::: Records provided

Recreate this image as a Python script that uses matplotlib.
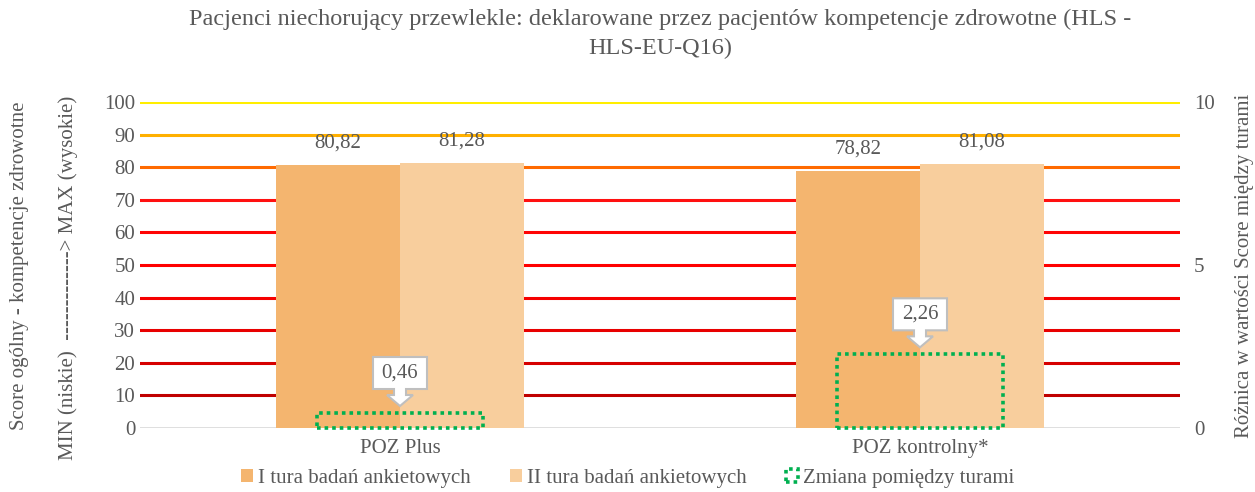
import matplotlib.pyplot as plt
import matplotlib.transforms as mtransforms
from matplotlib.patches import Patch, Polygon
import numpy as np

plt.rcParams['font.family'] = ['Liberation Serif', 'DejaVu Serif']

# Data
categories = ['POZ Plus', 'POZ kontrolny*']
tura_1 = [80.82, 78.82]
tura_2 = [81.28, 81.08]
zmiana = [0.46, 2.26]
left_ticks = [0, 10, 20, 30, 40, 50, 60, 70, 80, 90, 100]
right_ticks = [0, 5, 10]

title = ('Pacjenci niechorujący przewlekle: deklarowane przez pacjentów kompetencje zdrowotne (HLS -\n'
         'HLS-EU-Q16)')
series_names = ['I tura badań ankietowych', 'II tura badań ankietowych', 'Zmiana pomiędzy turami']

# Styles
text_col = '#595959'
c1 = '#F4B56F'
c2 = '#F8CE9D'
green = '#00B050'
grid_cols = ['#D9D9D9', '#C00000', '#D60000', '#E80000', '#F50000', '#FF0000',
             '#FF0505', '#FF1010', '#FF6A00', '#FFB000', '#FFEE00']


def fmt(v):
    return f'{v:.2f}'.replace('.', ',')


fig = plt.figure(figsize=(12.55, 4.92), dpi=100)
ax = fig.add_axes([140 / 1255, 64 / 492, 1040 / 1255, 326 / 492])
ax2 = ax.twinx()

x = np.arange(len(categories))
w = 0.238

# Colored horizontal grid lines
for t, c in zip(left_ticks, grid_cols):
    ax.axhline(t, color=c, lw=2.2 if t > 0 else 1.2, zorder=1)

ax.bar(x - w / 2, tura_1, w, color=c1, zorder=2)
ax.bar(x + w / 2, tura_2, w, color=c2, zorder=2)

for xi, v in zip(x - w / 2, tura_1):
    ax.text(xi, v + 3.8, fmt(v), ha='center', va='bottom', fontsize=15, color=text_col)
for xi, v in zip(x + w / 2, tura_2):
    ax.text(xi, v + 3.8, fmt(v), ha='center', va='bottom', fontsize=15, color=text_col)

ax.set_xlim(-0.5, 1.5)
ax.set_ylim(0, 100)
ax.set_yticks(left_ticks)
ax.set_xticks(x)
ax.set_xticklabels(categories)
ax.tick_params(axis='both', length=0, labelsize=15, colors=text_col)
ax.tick_params(axis='x', pad=8)
for s in ax.spines.values():
    s.set_visible(False)

# Change between rounds (secondary axis)
ax2.bar(x, zmiana, 0.318, facecolor='none', edgecolor=green, lw=2.6,
        linestyle=(0, (1, 1.1)), zorder=3, clip_on=False)
ax2.set_ylim(0, 10)
ax2.set_yticks(right_ticks)
ax2.tick_params(axis='y', length=0, labelsize=15, colors=text_col, pad=10)
for s in ax2.spines.values():
    s.set_visible(False)

# Callouts with value
px = 72 / fig.dpi
shape = np.array([
    [0, 7], [-13, 18], [-6, 18], [-6, 24], [-27, 24], [-27, 56],
    [27, 56], [27, 24], [6, 24], [6, 18], [13, 18]
]) * px
for xi, v in zip(x, zmiana):
    tr = (mtransforms.Affine2D().scale(1 / 72) + fig.dpi_scale_trans
          + mtransforms.ScaledTranslation(xi, v, ax2.transData))
    poly = Polygon(shape, closed=True, facecolor='white', edgecolor='#BFBFBF',
                   lw=1.5, transform=tr, zorder=5, clip_on=False)
    ax2.add_patch(poly)
    ax2.text(0, 40 * px, fmt(v), transform=tr, ha='center', va='center',
             fontsize=15, color=text_col, zorder=6)

fig.suptitle(title, x=0.526, y=0.982, fontsize=17.5, color=text_col, linespacing=1.5,
             fontfamily='Liberation Serif')

fig.text(20 / 1255, 0.46, 'Score ogólny - kompetencje zdrowotne', rotation=90,
         ha='center', va='center', fontsize=15, color=text_col)
fig.text(68 / 1255, 0.435, 'MIN (niskie)  -------------> MAX (wysokie)', rotation=90,
         ha='center', va='center', fontsize=15, color=text_col)
fig.text(1245 / 1255, 0.46, 'Różnica w wartości Score między turami', rotation=90,
         ha='center', va='center', fontsize=15, color=text_col)

handles = [
    Patch(facecolor=c1, edgecolor='none'),
    Patch(facecolor=c2, edgecolor='none'),
    Patch(facecolor='none', edgecolor=green, lw=2.6, linestyle=(0, (1, 1.1))),
]
fig.legend(handles, series_names, loc='center', bbox_to_anchor=(0.5, 0.028), ncol=3,
           frameon=False, fontsize=15, handlelength=0.55, handleheight=0.55,
           handletextpad=0.25, columnspacing=1.9, labelcolor=text_col)

fig.savefig('out.png', dpi=100)
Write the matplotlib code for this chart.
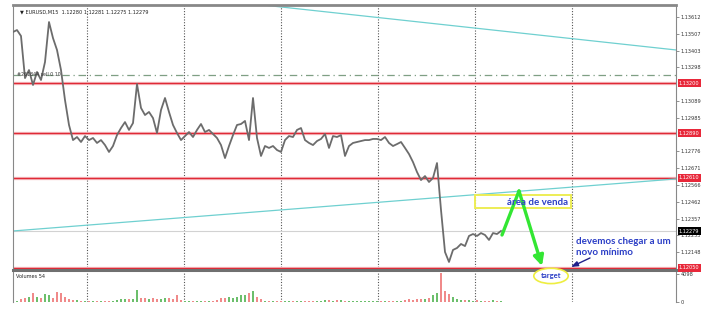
import matplotlib.pyplot as plt
from matplotlib.patches import Rectangle

# EURUSD M15 closes, one value every 4 bars
closes = [
    1.13519, 1.13531, 1.13494, 1.13232, 1.13282, 1.13189, 1.13270, 1.13220, 1.13332, 1.13581,
    1.13481, 1.13407, 1.13282, 1.13095, 1.12940, 1.12846, 1.12865, 1.12834, 1.12871, 1.12846,
    1.12859, 1.12828, 1.12846, 1.12815, 1.12772, 1.12809, 1.12877, 1.12921, 1.12958, 1.12909,
    1.12952, 1.13195, 1.13046, 1.13002, 1.13021, 1.12983, 1.12890, 1.13033, 1.13108, 1.13021,
    1.12940, 1.12890, 1.12846, 1.12871, 1.12896, 1.12865, 1.12909, 1.12946, 1.12896, 1.12909,
    1.12884, 1.12859, 1.12815, 1.12734, 1.12809, 1.12877, 1.12940, 1.12946, 1.12965, 1.12846,
    1.13108, 1.12859, 1.12747, 1.12809, 1.12797, 1.12809, 1.12784, 1.12772, 1.12846, 1.12871,
    1.12865, 1.12909, 1.12921, 1.12846, 1.12828, 1.12815, 1.12840, 1.12853, 1.12884, 1.12797,
    1.12871, 1.12865, 1.12877, 1.12747, 1.12809, 1.12828, 1.12834, 1.12840, 1.12846, 1.12846,
    1.12853, 1.12853, 1.12846, 1.12865, 1.12828, 1.12809, 1.12821, 1.12834, 1.12797, 1.12759,
    1.12709, 1.12647, 1.12597, 1.12622, 1.12585, 1.12610, 1.12703, 1.12411, 1.12149, 1.12087,
    1.12162, 1.12174, 1.12199, 1.12186, 1.12249, 1.12261, 1.12249, 1.12267, 1.12255, 1.12224,
    1.12267, 1.12261, 1.12280,
]
volumes = [
    150, 150, 500, 650, 800, 1300, 800, 650, 1150, 1000,
    650, 1500, 1300, 800, 500, 330, 330, 150, 100, 200,
    120, 100, 150, 100, 200, 150, 300, 450, 500, 400,
    500, 1800, 600, 550, 500, 600, 450, 500, 650, 550,
    500, 1000, 300, 150, 120, 200, 100, 150, 180, 120,
    200, 250, 600, 650, 800, 650, 800, 1000, 1100, 1300,
    1600, 800, 450, 150, 120, 100, 150, 100, 120, 150,
    100, 120, 100, 150, 100, 120, 150, 200, 300, 250,
    200, 300, 250, 200, 150, 100, 120, 150, 100, 200,
    120, 100, 150, 120, 100, 150, 120, 150, 300, 400,
    350, 450, 400, 500, 600, 1000, 1300, 4200, 1600, 1150,
    800, 500, 350, 300, 250, 200, 250, 200, 150, 200,
    250, 150, 200,
]
# scale labels that are not hidden behind the level tags
tick_prices = [1.13612, 1.13507, 1.13403, 1.13298, 1.13089, 1.12985,
               1.12776, 1.12671, 1.12566, 1.12462, 1.12357, 1.12253, 1.12148]
red_levels = [1.13200, 1.12890, 1.12610, 1.12050]
order_level = 1.13251
last_price = 1.12279
upper_trend = [(62.5, 1.13687), (165.75, 1.13407)]
lower_trend = [(0.0, 1.12280), (165.75, 1.12604)]
arrow_path = [(122.25, 1.12255), (126.5, 1.12529), (132.25, 1.12062)]
sell_zone = (115.5, 139.5, 1.12423, 1.12504)

W, H = 702, 311
fig = plt.figure(figsize=(W / 100, H / 100), dpi=100)
axv = fig.add_axes([13 / W, 1 - 302 / H, 663 / W, 30 / H])
ax = fig.add_axes([13 / W, 1 - 270 / H, 663 / W, 265 / H])
axv.patch.set_visible(False)

xs = list(range(len(closes)))
x_max = 165.75
ax.set_xlim(0, x_max)
ax.set_ylim(1.12037, 1.13687)
axv.set_xlim(0, x_max)
axv.set_ylim(0, 4400)

# day separators
for k in range(6):
    gx = 18.5 + 24.25 * k
    ax.axvline(gx, color='#555555', ls=(0, (1, 1.5)), lw=0.8, zorder=1)
    axv.axvline(gx, color='#555555', ls=(0, (1, 1.5)), lw=0.8, zorder=1)

# levels
for lv in red_levels:
    ax.axhline(lv, color='#f6c4c8', lw=2.4, zorder=2)
    ax.axhline(lv, color='#e02a36', lw=1.0, zorder=2)
ax.axhline(order_level, color='#7f9f84', lw=0.9, ls=(0, (6, 3, 1, 3)), zorder=2)
ax.axhline(last_price, color='#d2d2d2', lw=0.8, zorder=1)

for tr in (upper_trend, lower_trend):
    ax.plot([tr[0][0], tr[1][0]], [tr[0][1], tr[1][1]], color='#6fd0d0', lw=0.9, zorder=2)

ax.plot(xs, closes, color='#6c6c6c', lw=1.3, zorder=3)

# volumes
cols = ['#6cbf6c' if i == 0 or closes[i] >= closes[i - 1] else '#f08a8a' for i in xs]
axv.bar(xs, volumes, width=0.6, color=cols, zorder=2)

# annotations
x0, x1, y0, y1 = sell_zone
ax.add_patch(Rectangle((x0, y0), x1 - x0, y1 - y0, fill=False, ec='#eded55', lw=1.4, zorder=4))
ax.plot([arrow_path[0][0], arrow_path[1][0]], [arrow_path[0][1], arrow_path[1][1]],
        color='#33e633', lw=2.4, solid_capstyle='round', zorder=5)
ax.annotate('', xy=arrow_path[2], xytext=arrow_path[1], zorder=5, annotation_clip=False,
            arrowprops=dict(arrowstyle='-|>,head_width=0.3,head_length=0.6', color='#33e633',
                            lw=2.4, shrinkA=0, shrinkB=0))
blue = '#2b3ec6'
fam = ['Lato', 'DejaVu Sans']
ax.text(123.5, 1.12460, 'área de venda', color=blue, fontsize=7, fontweight='bold',
        family=fam, ha='left', va='center', zorder=6)
ax.text(140.75, 1.12180, 'devemos chegar a um\nnovo mínimo', color=blue, fontsize=7,
        fontweight='bold', family=fam, ha='left', va='center',
        linespacing=1.25, zorder=6, clip_on=False)
ax.text(134.5, 1.12000, 'target', color=blue, fontsize=5.5, fontweight='bold',
        family=fam, ha='center', va='center', zorder=7, clip_on=False,
        bbox=dict(boxstyle='ellipse,pad=0.25', fc='white', ec='#eeee40', lw=1.2))
ax.annotate('', xy=(139.5, 1.12056), xytext=(144.25, 1.12112), annotation_clip=False,
            arrowprops=dict(arrowstyle='-|>,head_width=0.15,head_length=0.4', color='#1f1f8a',
                            lw=1.0, shrinkA=0, shrinkB=0))

# small texts
ax.text(0.01, 0.985, '\u25bc EURUSD,M15  1.12280 1.12281 1.12275 1.12279', transform=ax.transAxes,
        fontsize=3.6, color='#222222', va='top', ha='left')
ax.text(1.0, order_level + 0.00004, '#261844 sell 0.10', fontsize=3.4, color='#333333',
        va='center', ha='left')
axv.text(0.005, 0.95, 'Volumes 54', transform=axv.transAxes, fontsize=3.6, color='#222222',
         va='top', ha='left')

# right price scale
for a in (ax, axv):
    a.yaxis.tick_right()
    a.set_xticks([])
    a.tick_params(axis='y', length=2, width=0.5, color='#666666', labelsize=3.6,
                  labelcolor='#333333', pad=1.5)
    for s in a.spines.values():
        s.set_color('#888888')
        s.set_linewidth(0.8)
ax.set_yticks(tick_prices)
ax.set_yticklabels(['%.5f' % p for p in tick_prices])
ax.spines['top'].set_linewidth(2)
ax.spines['bottom'].set_color('#707070')
ax.spines['bottom'].set_linewidth(2.2)
axv.spines['top'].set_visible(False)
axv.spines['bottom'].set_visible(False)
axv.set_yticks([0, 4098])
axv.set_yticklabels(['0', '4098'])

for lv in red_levels:
    ax.annotate('%.5f' % lv, xy=(1.0, lv), xycoords=('axes fraction', 'data'), xytext=(2, 0),
                textcoords='offset points', fontsize=3.6, color='white', va='center', ha='left',
                bbox=dict(boxstyle='square,pad=0.25', fc='#e8283a', ec='none'), zorder=10)
ax.annotate('%.5f' % last_price, xy=(1.0, last_price), xycoords=('axes fraction', 'data'),
            xytext=(2, 0), textcoords='offset points', fontsize=3.6, color='white', va='center',
            ha='left', bbox=dict(boxstyle='square,pad=0.25', fc='black', ec='none'), zorder=10)

fig.savefig('out.png', dpi=100)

::::::

Only the lines from the top of the data through the line with "right_ticks = [0, 5, 10]" should be quoted, exactly and with both ends kept; skip the pictures.

The response ▸
Recreate this image as a Python script that uses matplotlib.
import matplotlib.pyplot as plt
import matplotlib.transforms as mtransforms
from matplotlib.patches import Patch, Polygon
import numpy as np

plt.rcParams['font.family'] = ['Liberation Serif', 'DejaVu Serif']

# Data
categories = ['POZ Plus', 'POZ kontrolny*']
tura_1 = [80.82, 78.82]
tura_2 = [81.28, 81.08]
zmiana = [0.46, 2.26]
left_ticks = [0, 10, 20, 30, 40, 50, 60, 70, 80, 90, 100]
right_ticks = [0, 5, 10]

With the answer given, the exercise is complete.